Once you have an established baseline it's time to start understanding the limits of your system. The exact technical details are outside the scope of this article, but in summary you can build an easy tool that will hit your servers the way a user typically would. There are enough web-automation frameworks out there that can simulate user journeys, or you could simply write a headless version that hits your API in a sequence. The concept is to create an "agent", a piece of code that behaves as a user would. Once you have one of those it becomes a matter of deploying that at scale and pointing all of them at your server. It's a variation on classic performance testing.
While there is a lot to learn here about how your system behaves under load, the goal here is to establish what those step functions look like. I.e. at what point does your current capacity max out and would you need to add another step.
Putting it all together
If you've gone through those exercises you've got some interesting data. Let's put it all together.
- You established a baseline of costs which give you a budget for current performance.

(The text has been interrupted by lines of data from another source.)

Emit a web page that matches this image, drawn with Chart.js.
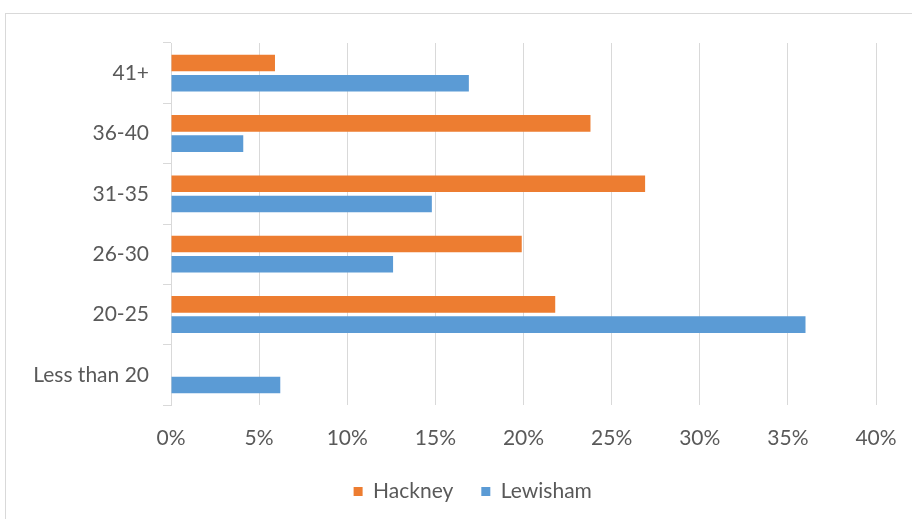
<!DOCTYPE html>
<html>
<head>
<meta charset="utf-8">
<script src="https://cdn.jsdelivr.net/npm/chart.js@4.4.1/dist/chart.umd.min.js"></script>
<style>
  html, body { margin: 0; padding: 0; background: #fff; }
  #wrap { width: 912px; height: 519px; position: relative; }
</style>
</head>
<body>
<div id="wrap"><canvas id="ageChart" width="912" height="519"></canvas></div>
<script>
// datos (porcentajes)
const categorias = ['41+', '36-40', '31-35', '26-30', '20-25', 'Less than 20'];
const hackney = [5.9, 23.8, 26.9, 19.9, 21.8, 0];
const lewisham = [16.9, 4.1, 14.8, 12.6, 36.0, 6.2];
const ticksX = [0, 5, 10, 15, 20, 25, 30, 35, 40];

const colorTexto = '#595959';
const colorGrid = '#D9D9D9';
const fuente = { family: 'Lato', size: 21 };

// marco exterior del area del grafico
const marco = {
    id: 'marco',
    beforeDraw(chart) {
        const ctx = chart.ctx;
        ctx.save();
        ctx.strokeStyle = colorGrid;
        ctx.lineWidth = 1;
        ctx.strokeRect(5.5, 13.5, 920, 520);
        ctx.restore();
    }
};

// en el original la leyenda queda algo a la izquierda del centro del area de trazado
const centrarLeyenda = {
    id: 'centrarLeyenda',
    afterLayout(chart) {
        const area = chart.chartArea;
        const leyenda = chart.legend;
        const objetivo = area.left + 0.428 * (area.right - area.left);
        const desplazamiento = objetivo - (leyenda.left + leyenda.right) / 2;
        leyenda.left += desplazamiento;
        leyenda.right += desplazamiento;
    }
};

new Chart(document.getElementById('ageChart'), {
    type: 'bar',
    data: {
        labels: categorias,
        datasets: [
            { label: 'Hackney', data: hackney, backgroundColor: '#ED7D31' },
            { label: 'Lewisham', data: lewisham, backgroundColor: '#5B9BD5' }
        ]
    },
    options: {
        indexAxis: 'y',
        responsive: false,
        animation: false,
        devicePixelRatio: 1,
        categoryPercentage: 0.67,
        barPercentage: 0.82,
        layout: { padding: { top: 43, right: 36, left: 0, bottom: 7 } },
        scales: {
            x: {
                min: 0,
                max: 40,
                afterBuildTicks: (scale) => { scale.ticks = ticksX.map(v => ({ value: v })); },
                afterFit: (scale) => {
                    scale.height = 48;
                    scale.paddingLeft = 0;
                    scale.paddingRight = 0;
                },
                ticks: {
                    color: colorTexto,
                    font: fuente,
                    padding: 21,
                    callback: (v) => v + '%'
                },
                grid: { color: colorGrid, drawTicks: false, lineWidth: 1 },
                border: { display: false }
            },
            y: {
                afterFit: (scale) => { scale.width = 171; },
                ticks: {
                    color: colorTexto,
                    font: fuente,
                    padding: 14
                },
                grid: { drawOnChartArea: false, color: colorGrid, tickLength: 8 },
                border: { display: true, color: colorGrid }
            }
        },
        plugins: {
            legend: {
                position: 'bottom',
                labels: {
                    color: colorTexto,
                    font: fuente,
                    boxWidth: 9,
                    boxHeight: 9,
                    padding: 28
                }
            },
            tooltip: { enabled: false }
        }
    },
    plugins: [marco, centrarLeyenda]
});
</script>
</body>
</html>
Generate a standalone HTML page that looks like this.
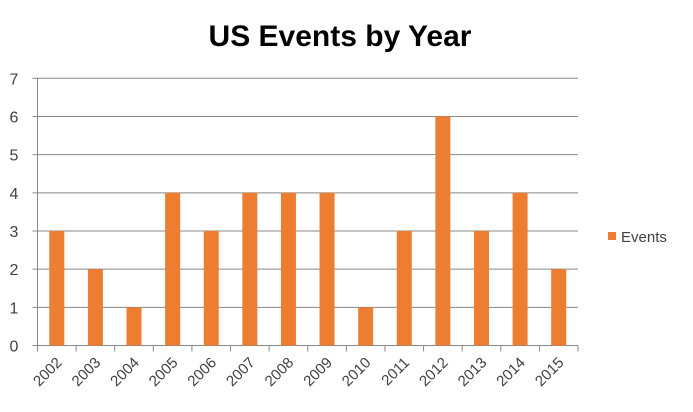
<!DOCTYPE html>
<html><head><meta charset="utf-8"><style>
body{margin:0;background:#fff;}
svg{display:block;font-family:"Liberation Sans",Arial,sans-serif;}
</style></head><body>
<svg id="chart" width="693" height="412">
<text x="340" y="46" text-anchor="middle" font-size="30" font-weight="bold" fill="#000">US Events by Year</text>
<g id="grid"></g><g id="bars"></g><g id="axes"></g>
<g>
<rect x="608" y="232" width="8" height="8" fill="#ED7D31"/>
<text x="621" y="242" font-size="15" fill="#404040">Events</text>
</g>
</svg>
<script>
const categories=["2002","2003","2004","2005","2006","2007","2008","2009","2010","2011","2012","2013","2014","2015"];
const values=[3,2,1,4,3,4,4,4,1,3,6,3,4,2];
const yTicks=[0,1,2,3,4,5,6,7];
const NS="http://www.w3.org/2000/svg";
const x0=37.5,x1=578,y0=345.5,y1=78.3,yMax=7;
const cw=(x1-x0)/categories.length;
const y=v=>y0-(v/yMax)*(y0-y1);
const xc=i=>x0+cw*(i+0.5);
function mk(t,a,p){const e=document.createElementNS(NS,t);for(const k in a)e.setAttribute(k,a[k]);p.appendChild(e);return e;}
const grid=document.getElementById('grid'),bars=document.getElementById('bars'),axes=document.getElementById('axes');
yTicks.forEach(v=>{
 const l=mk('line',{x1:x0-5,x2:x1,y1:y(v),y2:y(v),stroke:'#888','stroke-width':1},grid);
 
 
 const t=mk('text',{x:14,y:y(v)+6,'text-anchor':'middle','font-size':16,fill:'#404040'},axes);
 t.textContent=v;
 
 
});
const ax=mk('line',{x1:x0,x2:x0,y1:y1,y2:y0,stroke:'#888'},axes);


categories.forEach((c,i)=>{
 const r=mk('rect',{x:xc(i)-7.5,y:y(values[i]),width:15,height:y0-y(values[i]),fill:'#ED7D31'},bars);
 
 
 const tk=mk('line',{x1:x0+cw*i,x2:x0+cw*i,y1:y0,y2:y0+6,stroke:'#888'},axes);
 
 
 const tx=xc(i)+6,ty=y0+18;
 const t=mk('text',{x:tx,y:ty,'text-anchor':'end','font-size':15,fill:'#404040',transform:`rotate(-45 ${tx} ${ty})`},axes);
 t.textContent=c;
 
 
});
const tk=mk('line',{x1:x1,x2:x1,y1:y0,y2:y0+6,stroke:'#888'},axes);


</script>
</body></html>
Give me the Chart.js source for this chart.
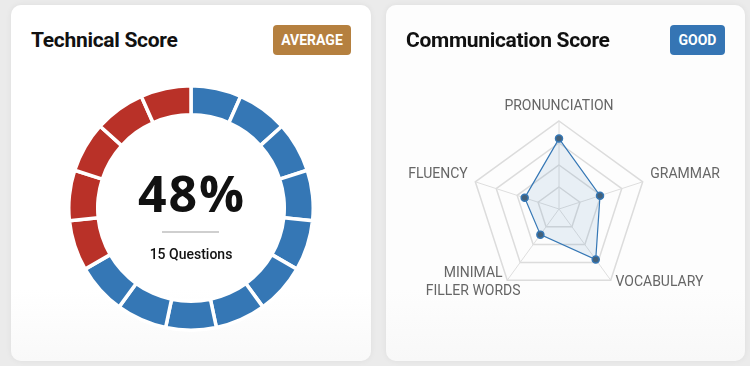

- You understand how extra user load will affect the step functions in your cost model, i.e. at what point do you need to make a step in resources
- You know your fixed cost and overheads from your current bill
- You understand the structure of your cost in terms of what is and isn't costly
Ultimately this becomes a powerful tool to help the engineering team focus, but give them the autonomy to make decisions. You know what a day of engineering time costs, and you know what a small saving represents. Which means engineers can now focus their efforts on high value optimizations rather than make everything better, and as a CTO you can clearly demonstrate why that work is valuable or what the tradeoff is between new features vs cost programs.